Bien qu’il représente un contrat unique, le connaissement direct peut inclure des clauses limitatives de responsabilité, permettant au transporteur maritime de restreindre ses obligations à certaines phases du transport, notamment en cas de recours à des sous-traitants pour les segments terrestres ou aériens. Ces clauses sont valides, sauf en cas de faute qualifiée ou dolosive.

Enfin, même si le connaissement direct joue un rôle important dans le commerce international, il tend à être remplacé par le connaissement multimodal, mieux adapté aux pratiques modernes, notamment en raison de la conteneurisation et de l’uniformité de son cadre juridique.

Connaissement combiné ou multimodal

Le connaissement de transport combiné ou multimodal est apparu avec le développement des transports mixtes et l’utilisation des conteneurs. Il s’agit d’un document unique couvrant l’ensemble d’un transport utilisant plusieurs modes (maritime, terrestre, ferroviaire, aérien), sous la responsabilité d’un opérateur unique, appelé l’Entrepreneur de Transport Multimodal (ETM).

Ce type de connaissement se distingue du connaissement direct par le fait qu’il regroupe toutes les phases d’un transport sous un régime juridique unique, assurant ainsi la responsabilité totale du transporteur pour l’intégralité du trajet, même si celui-ci sous-traite certaines étapes. L’ETM est responsable des marchandises du début à la fin du transport, quel que soit le mode utilisé ou le nombre de sous-traitants.

Les caractéristiques principales du connaissement de transport combiné ou multimodal sont les suivantes :

  • Un seul transporteur ;
  • Un seul contrat couvrant plusieurs modes de transport ;
  • Une seule responsabilité de bout en bout.

En pratique, ce type de connaissement offre une extension de responsabilité pour les compagnies maritimes, puisqu’il couvre l’ensemble du transport, y compris les segments non maritimes.

Cependant, l’application d’un régime unique peut être complexe en raison des différences entre les régimes juridiques applicables à chaque mode de transport. Le système réseau est donc souvent utilisé : il prévoit que la responsabilité est régie par le cadre juridique du mode de transport où le dommage s’est produit. Si l’avarie n’est pas localisée, un régime spécifique s’applique, avec des limitations de responsabilité souvent contractuelles.

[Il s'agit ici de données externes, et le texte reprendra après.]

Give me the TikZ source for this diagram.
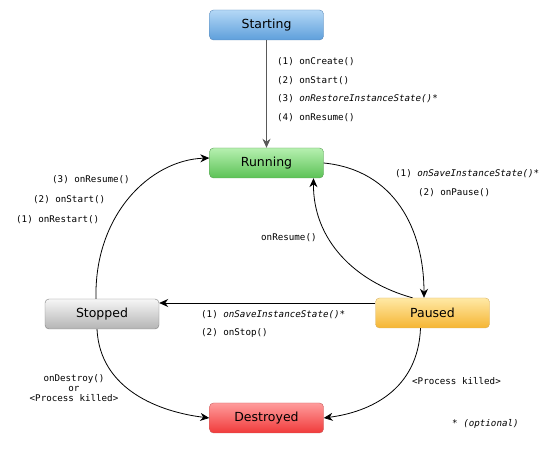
\documentclass[tikz,border=0pt]{standalone}
\usepackage{fontspec}
\setmainfont{DejaVu Sans}
\setmonofont{DejaVu Sans Mono}
\usetikzlibrary{arrows.meta,positioning}
\definecolor{bluetop}{HTML}{B4D8F6}
\definecolor{bluebot}{HTML}{5E9FDB}
\definecolor{blueline}{HTML}{5A88B8}
\definecolor{greentop}{HTML}{B6F0B0}
\definecolor{greenbot}{HTML}{5CC256}
\definecolor{greenline}{HTML}{5A9E55}
\definecolor{graytop}{HTML}{F6F6F6}
\definecolor{graybot}{HTML}{B4B4B4}
\definecolor{grayline}{HTML}{808080}
\definecolor{yellowtop}{HTML}{FFE9A6}
\definecolor{yellowbot}{HTML}{F5B533}
\definecolor{yellowline}{HTML}{D8B060}
\definecolor{redtop}{HTML}{FF9C9C}
\definecolor{redbot}{HTML}{F03A3A}
\definecolor{redline}{HTML}{C86060}
\tikzset{
  state/.style={rounded corners=4pt, minimum width=114pt, minimum height=30pt,
    inner sep=0pt, font=\fontsize{12.5}{14}\selectfont},
  shade/.style n args={3}{top color=#1, bottom color=#2, draw=#3},
  call/.style={inner sep=0pt, anchor=west, font=\fontsize{9.2}{10}\ttfamily},
  trans/.style={-{Stealth[length=9pt,width=8pt]}, thick, black},
}
\begin{document}
\begin{tikzpicture}[x=1pt,y=-1pt]
\useasboundingbox (0,0) rectangle (558,449);
%% states
\node[state,shade={bluetop}{bluebot}{blueline}] (start) at (266.5,25) {Starting};
\node[state,shade={greentop}{greenbot}{greenline}] (run) at (266.5,163) {Running};
\node[state,shade={graytop}{graybot}{grayline}] (stop) at (102,314) {Stopped};
\node[state,shade={yellowtop}{yellowbot}{yellowline}] (pause) at (432.5,313) {Paused};
\node[state,shade={redtop}{redbot}{redline}] (dest) at (266.5,418) {Destroyed};
%% transitions
\draw[trans, draw=black!65] (start) -- (run);
\draw[trans] (run.east) .. controls (395,170) and (424,230) .. (pause.north -| 424,0);
\draw[trans] ([xshift=-20pt]pause.north) .. controls (355,282) and (313,240) .. ([xshift=47pt]run.south);
\draw[trans] ([yshift=10pt]pause.west) -- ([yshift=11pt]stop.east);
\draw[trans] ([xshift=-6pt]stop.north) .. controls (94,215) and (150,160) .. ([yshift=5pt]run.west);
\draw[trans] ([xshift=-5pt]stop.south) .. controls (100,390) and (160,412) .. (dest.west);
\draw[trans] ([xshift=-12pt]pause.south) .. controls (418,390) and (370,412) .. (dest.east);
%% labels
\node[call] (c1) at (277,62) {(1) onCreate()};
\node[call] (c2) at (277,81) {(2) onStart()};
\node[call] (c3) at (277,99) {(3) \textit{onRestoreInstanceState()*}};
\node[call] (c4) at (277,118) {(4) onResume()};
\node[call] (p1) at (395,174) {(1) \textit{onSaveInstanceState()*}};
\node[call] (p2) at (418,193) {(2) onPause()};
\node[call] (r1) at (261,238) {onResume()};
\node[call] (s1) at (201,315) {(1) \textit{onSaveInstanceState()*}};
\node[call] (s2) at (201,333) {(2) onStop()};
\node[call] (b3) at (52,180) {(3) onResume()};
\node[call] (b2) at (33,200) {(2) onStart()};
\node[call] (b1) at (16,220) {(1) onRestart()};
\node[call, anchor=center, align=center] (d1) at (74,388) {onDestroy()\\or\\<Process killed>};
\node[call] (k1) at (412,381) {<Process killed>};
\node[call] (opt) at (452,424) {* \textit{(optional)}};
\end{tikzpicture}
\end{document}
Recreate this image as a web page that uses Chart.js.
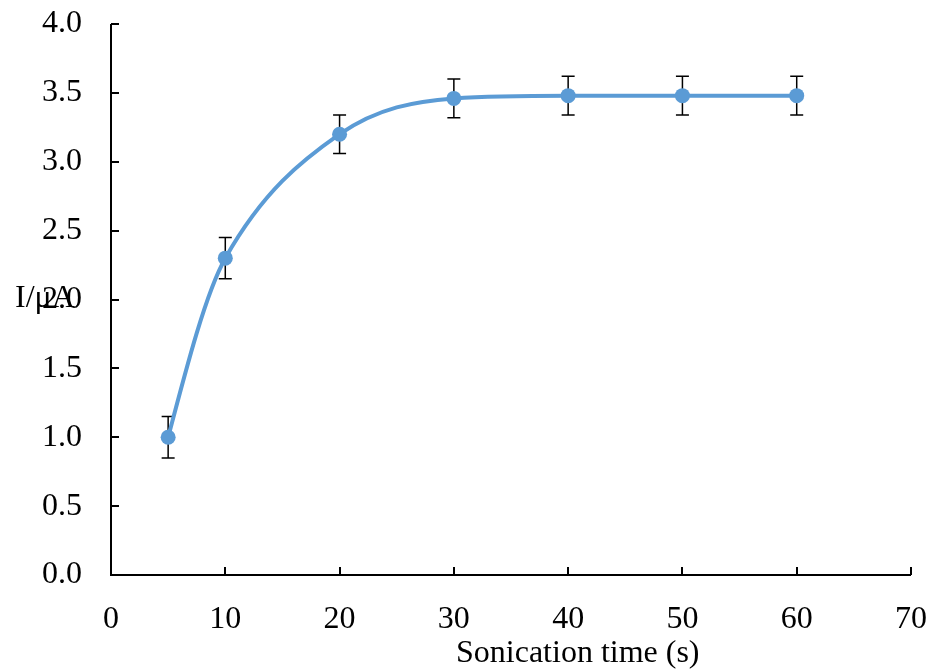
<!DOCTYPE html>
<html>
<head>
<meta charset="utf-8">
<script src="https://cdn.jsdelivr.net/npm/chart.js@4/dist/chart.umd.min.js"></script>
<style>
  html, body { margin: 0; padding: 0; background: #fff; }
  #wrap { width: 934px; height: 669px; position: relative; }
</style>
</head>
<body>
<div id="wrap"><canvas id="chart"></canvas></div>
<script>
// data
const sonicationTime = [5, 10, 20, 30, 40, 50, 60]
const current = [1.0, 2.30, 3.20, 3.46, 3.48, 3.48, 3.48]
const currentErr = [0.15, 0.15, 0.14, 0.14, 0.14, 0.14, 0.14]
const xTicks = [0, 10, 20, 30, 40, 50, 60, 70]
const yTicks = [0, 0.5, 1.0, 1.5, 2.0, 2.5, 3.0, 3.5, 4.0]

const FONT = '"Liberation Serif", "Times New Roman", serif'
const BLUE = '#5B9BD5'

// error bars + smoothed line, drawn under the markers
const errorBarsAndCurve = {
  id: 'errorBarsAndCurve',
  beforeDatasetsDraw(chart) {
    const { ctx, scales: { x, y } } = chart
    ctx.save()
    ctx.strokeStyle = '#000'
    ctx.lineWidth = 1.5
    sonicationTime.forEach((t, i) => {
      const px = x.getPixelForValue(t)
      const top = y.getPixelForValue(current[i] + currentErr[i])
      const bot = y.getPixelForValue(current[i] - currentErr[i])
      ctx.beginPath()
      ctx.moveTo(px, top); ctx.lineTo(px, bot)
      ctx.moveTo(px - 6.5, top); ctx.lineTo(px + 6.5, top)
      ctx.moveTo(px - 6.5, bot); ctx.lineTo(px + 6.5, bot)
      ctx.stroke()
    })

    // cubic Hermite: central-difference tangents, parabolic ends, no overshoot
    const px = sonicationTime.map(t => x.getPixelForValue(t))
    const py = current.map(v => y.getPixelForValue(v))
    const n = px.length
    const h = [], s = []
    for (let i = 0; i < n - 1; i++) { h.push(px[i + 1] - px[i]); s.push((py[i + 1] - py[i]) / h[i]) }
    const m = new Array(n)
    for (let i = 1; i < n - 1; i++) m[i] = (py[i + 1] - py[i - 1]) / (px[i + 1] - px[i - 1])
    m[0] = ((2 * h[0] + h[1]) * s[0] - h[0] * s[1]) / (h[0] + h[1])
    m[n - 1] = ((2 * h[n - 2] + h[n - 3]) * s[n - 2] - h[n - 2] * s[n - 3]) / (h[n - 2] + h[n - 3])
    const limit = (mi, sa) => (Math.sign(mi) !== Math.sign(sa) || sa === 0) ? 0 : Math.sign(mi) * Math.min(Math.abs(mi), 3 * Math.abs(sa))
    for (let i = 0; i < n; i++) {
      if (i > 0) m[i] = limit(m[i], s[i - 1])
      if (i < n - 1) m[i] = limit(m[i], s[i])
    }

    ctx.strokeStyle = BLUE
    ctx.lineWidth = 4
    ctx.lineCap = 'round'
    ctx.beginPath()
    ctx.moveTo(px[0], py[0])
    for (let i = 0; i < n - 1; i++) {
      const d = h[i] / 3
      ctx.bezierCurveTo(px[i] + d, py[i] + m[i] * d, px[i + 1] - d, py[i + 1] - m[i + 1] * d, px[i + 1], py[i + 1])
    }
    ctx.stroke()
    ctx.restore()
  }
}

// axis lines with inward ticks, plus axis titles
const axesDeco = {
  id: 'axesDeco',
  afterDraw(chart) {
    const { ctx, chartArea: a, scales: { x, y } } = chart
    ctx.save()
    ctx.strokeStyle = '#000'
    ctx.lineWidth = 2
    ctx.beginPath()
    ctx.moveTo(a.left, a.top); ctx.lineTo(a.left, a.bottom); ctx.lineTo(a.right, a.bottom)
    yTicks.forEach(v => {
      const ty = Math.round(y.getPixelForValue(v))
      ctx.moveTo(a.left, ty); ctx.lineTo(a.left + 8, ty)
    })
    xTicks.forEach(v => {
      const tx = Math.round(x.getPixelForValue(v))
      ctx.moveTo(tx, a.bottom); ctx.lineTo(tx, a.bottom - 8)
    })
    ctx.stroke()

    ctx.fillStyle = '#000'
    ctx.font = '32px ' + FONT
    ctx.textBaseline = 'alphabetic'
    ctx.textAlign = 'left'
    ctx.fillText('I/μA', 15, 307)
    ctx.fillText('Sonication time (s)', 456, 662)
    ctx.restore()
  }
}

new Chart(document.getElementById('chart'), {
  type: 'line',
  data: {
    datasets: [{
      data: sonicationTime.map((t, i) => ({ x: t, y: current[i] })),
      showLine: false,
      borderColor: BLUE,
      backgroundColor: BLUE,
      pointRadius: 7.5,
      pointHoverRadius: 7.5,
      pointBorderWidth: 0
    }]
  },
  options: {
    responsive: true,
    maintainAspectRatio: false,
    animation: false,
    layout: { padding: { top: 24, right: 23, left: 0, bottom: 0 } },
    plugins: { legend: { display: false }, tooltip: { enabled: false } },
    scales: {
      x: {
        type: 'linear',
        min: 0, max: 70,
        afterBuildTicks: s => { s.ticks = xTicks.map(v => ({ value: v })) },
        afterFit: s => { s.height = 94; s.paddingLeft = 0; s.paddingRight = 0 },
        grid: { display: false, drawTicks: false },
        border: { display: false },
        ticks: { color: '#000', padding: 25, font: { family: FONT, size: 32 } }
      },
      y: {
        min: 0, max: 4,
        afterBuildTicks: s => { s.ticks = yTicks.map(v => ({ value: v })) },
        afterFit: s => { s.width = 111; s.paddingTop = 0; s.paddingBottom = 0 },
        grid: { display: false, drawTicks: false },
        border: { display: false },
        ticks: {
          color: '#000', padding: 29,
          font: { family: FONT, size: 32 },
          callback: v => v.toFixed(1)
        }
      }
    }
  },
  plugins: [errorBarsAndCurve, axesDeco]
})
</script>
</body>
</html>
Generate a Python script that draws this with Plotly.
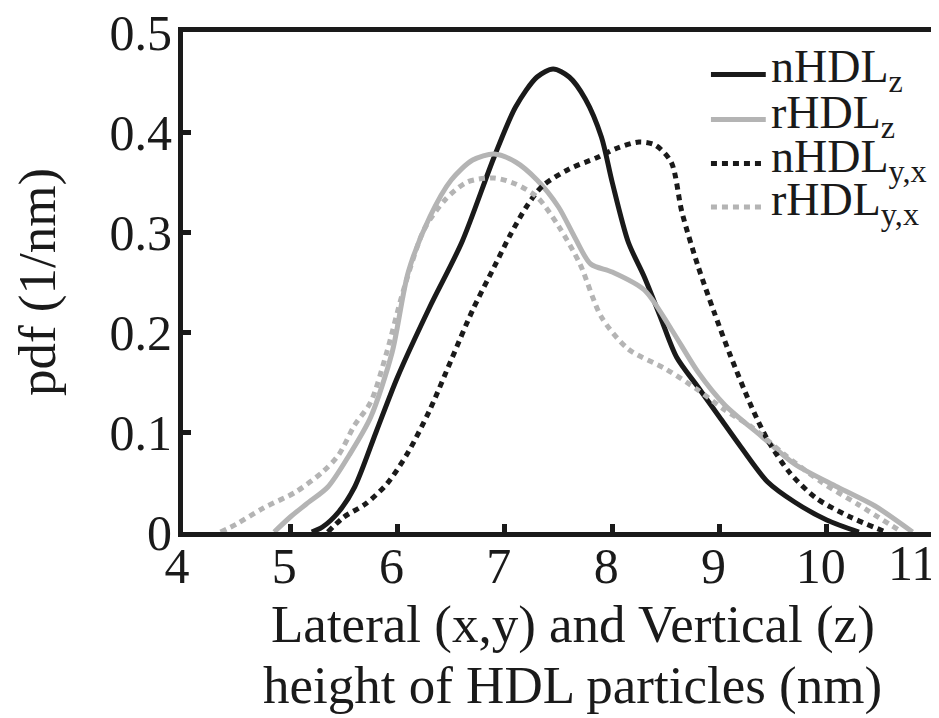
import plotly.graph_objects as go

# nHDL_z (black solid)
nz_x = [5.2, 5.3, 5.45, 5.6, 5.8, 6.0, 6.3, 6.6, 6.9, 7.1, 7.3, 7.45, 7.6, 7.75, 7.9, 8.0, 8.15,
        8.3, 8.45, 8.6, 8.8, 9.0, 9.2, 9.45, 9.7, 10.0, 10.3]
nz_y = [0.0, 0.005, 0.02, 0.045, 0.1, 0.155, 0.225, 0.29, 0.375, 0.425, 0.455, 0.463, 0.455,
        0.433, 0.395, 0.35, 0.29, 0.255, 0.215, 0.175, 0.145, 0.115, 0.085, 0.05, 0.03, 0.012, 0.0]

# rHDL_z (grey solid)
rz_x = [4.85, 5.0, 5.15, 5.35, 5.55, 5.75, 5.95, 6.1, 6.3, 6.5, 6.7, 6.9, 7.1, 7.3, 7.5, 7.65,
        7.8, 8.0, 8.3, 8.55, 8.8, 9.05, 9.4, 9.7, 10.1, 10.45, 10.8]
rz_y = [0.0, 0.015, 0.028, 0.045, 0.077, 0.115, 0.18, 0.26, 0.315, 0.352, 0.372, 0.378, 0.37,
        0.352, 0.325, 0.295, 0.268, 0.26, 0.242, 0.203, 0.16, 0.127, 0.095, 0.068, 0.045, 0.026, 0.0]

# nHDL_y,x (black dotted)
nyx_x = [5.35, 5.5, 5.7, 5.9, 6.1, 6.3, 6.5, 6.7, 6.9, 7.05, 7.2, 7.35, 7.6, 7.85, 8.05, 8.25,
         8.4, 8.55, 8.65, 8.8, 8.95, 9.1, 9.3, 9.45, 9.65, 9.9, 10.2, 10.55]
nyx_y = [0.0, 0.015, 0.028, 0.048, 0.08, 0.122, 0.172, 0.222, 0.265, 0.297, 0.325, 0.346, 0.363,
         0.374, 0.384, 0.39, 0.387, 0.37, 0.32, 0.266, 0.22, 0.177, 0.125, 0.092, 0.06, 0.034, 0.016, 0.0]

# rHDL_y,x (grey dotted)
ryx_x = [4.35, 4.5, 4.75, 5.05, 5.3, 5.45, 5.6, 5.75, 5.9, 6.05, 6.25, 6.45, 6.65, 6.9, 7.1, 7.3,
         7.5, 7.7, 7.9, 8.15, 8.5, 8.8, 9.05, 9.3, 9.6, 9.95, 10.3, 10.7]
ryx_y = [0.0, 0.008, 0.024, 0.04, 0.06, 0.077, 0.107, 0.13, 0.18, 0.24, 0.303, 0.333, 0.35, 0.354,
         0.348, 0.335, 0.306, 0.268, 0.215, 0.183, 0.163, 0.142, 0.122, 0.105, 0.078, 0.05, 0.027, 0.0]

names = ["nHDL<sub>z</sub>", "rHDL<sub>z</sub>", "nHDL<sub>y,x</sub>", "rHDL<sub>y,x</sub>"]
x_ticks = [4, 5, 6, 7, 8, 9, 10, 11]
x_ticktext = ["4", "5", "6", "7", "8", "9", "10", ""]
last_x_label = "11"
y_ticks = [0, 0.1, 0.2, 0.3, 0.4, 0.5]
y_ticktext = ["0", "0.1", "0.2", "0.3", "0.4", "0.5"]
x_title = ["Lateral (x,y) and Vertical (z)", "height of HDL particles (nm)"]
y_title = "pdf (1/nm)"

BLACK = "#1a1a1a"
GREY = "#b4b4b4"
FONT = "Liberation Serif, Times New Roman, serif"
DOT = "6px,5px"

fig = go.Figure()
series = [
    (nz_x, nz_y, BLACK, "solid"),
    (rz_x, rz_y, GREY, "solid"),
    (nyx_x, nyx_y, BLACK, DOT),
    (ryx_x, ryx_y, GREY, DOT),
]
for (xs, ys, col, dash), nm in zip(series, names):
    fig.add_trace(go.Scatter(x=xs, y=ys, mode="lines", name=nm, showlegend=False,
                             line=dict(color=col, width=5, dash=dash, shape="spline", smoothing=0.8)))

# hand-placed legend (samples + labels) in paper coordinates
leg_rows_y = [0.915, 0.825, 0.737, 0.650]
shapes = []
annos = []
for (xs, ys, col, dash), nm, ly in zip(series, names, leg_rows_y):
    shapes.append(dict(type="line", xref="paper", yref="paper", x0=0.703, x1=0.776, y0=ly, y1=ly,
                       line=dict(color=col, width=5, dash=dash)))
    annos.append(dict(xref="paper", yref="paper", x=0.780, y=ly, xanchor="left", yanchor="middle",
                      yshift=4, text=nm, showarrow=False,
                      font=dict(size=46, family=FONT, color=BLACK)))

# x-axis title (two lines) and the last x tick label
annos.append(dict(xref="paper", yref="paper", x=0.519, y=0, xanchor="center", yanchor="middle",
                  yshift=-92, text=x_title[0], showarrow=False,
                  font=dict(size=53, family=FONT, color=BLACK)))
annos.append(dict(xref="paper", yref="paper", x=0.519, y=0, xanchor="center", yanchor="middle",
                  yshift=-153, text=x_title[1], showarrow=False,
                  font=dict(size=53, family=FONT, color=BLACK)))
annos.append(dict(xref="x", yref="paper", x=11, y=0, xanchor="right", yanchor="top",
                  xshift=4, yshift=-1, text=last_x_label, showarrow=False,
                  font=dict(size=50, family=FONT, color=BLACK)))

fig.update_layout(
    width=939, height=718,
    margin=dict(l=175, r=13, t=24, b=194),
    paper_bgcolor="white", plot_bgcolor="white",
    font=dict(family=FONT, color=BLACK, size=50),
    showlegend=False,
    shapes=shapes,
    annotations=annos,
)
fig.update_xaxes(range=[4, 11], tickvals=x_ticks, ticktext=x_ticktext,
                 showgrid=False, zeroline=False, automargin=False,
                 showline=True, linecolor=BLACK, linewidth=5, mirror=True,
                 ticks="inside", ticklen=8, tickwidth=5, tickcolor=BLACK,
                 ticklabeloverflow="allow", ticklabelstandoff=-14, ticklabelshift=-6,
                 tickfont=dict(size=50, family=FONT, color=BLACK))
fig.update_yaxes(range=[0, 0.5], tickvals=y_ticks, ticktext=y_ticktext,
                 showgrid=False, zeroline=False, automargin=False,
                 showline=True, linecolor=BLACK, linewidth=5, mirror=True,
                 ticks="inside", ticklen=8, tickwidth=5, tickcolor=BLACK,
                 ticklabeloverflow="allow", ticklabelstandoff=-4,
                 tickfont=dict(size=50, family=FONT, color=BLACK),
                 title=dict(text=y_title, font=dict(size=53, family=FONT, color=BLACK), standoff=44))

fig.write_html("out.html")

Enfin, bien que ces connaissements unifient les opérations de transport, la réglementation internationale reste peu développée dans ce domaine, et la plupart des règles actuelles sont le résultat de pratiques contractuelles.

Le connaissement électroniques

Avec l’évolution technologique et la digitalisation des processus de transport, le recours aux connaissements électroniques (e-B/L) se développe. Ceux-ci remplissent les mêmes fonctions qu’un connaissement papier tout en offrant des avantages logistiques et économiques. Ils permettent une transmission plus rapide, une réduction des coûts administratifs, et diminuent le risque de perte ou de fraude.

Les Règles de Rotterdam et certaines initiatives nationales et sectorielles ont entériné la validité juridique des connaissements électroniques. Néanmoins, leur adoption universelle reste limitée en raison des défis techniques et juridiques liés à leur mise en œuvre.

Connaissements de complaisance

Les connaissements de complaisance sont des documents émis pour des raisons purement administratives ou pour des avantages économiques particuliers, mais qui ne correspondent pas à un véritable transport maritime. La Cour d’appel de Paris, dans un arrêt du 22 octobre 2003 (Generali et al. c/ Delmas), a jugé qu’un connaissement délivré pour des raisons administratives, sans lien avec une réelle opération de transport, ne peut être considéré comme représentatif d’un contrat de transport.

Conclusion

Le connaissement occupe une place centrale dans le transport maritime de marchandises. Sa fonction tripartite, en fait un document essentiel non seulement pour les transporteurs et les chargeurs, mais également pour les financiers et les assureurs. Toutefois, il reste important de rappeler que, bien qu’il soit une preuve déterminante, le contrat de transport demeure consensuel et existe indépendamment de l’émission d’un connaissement.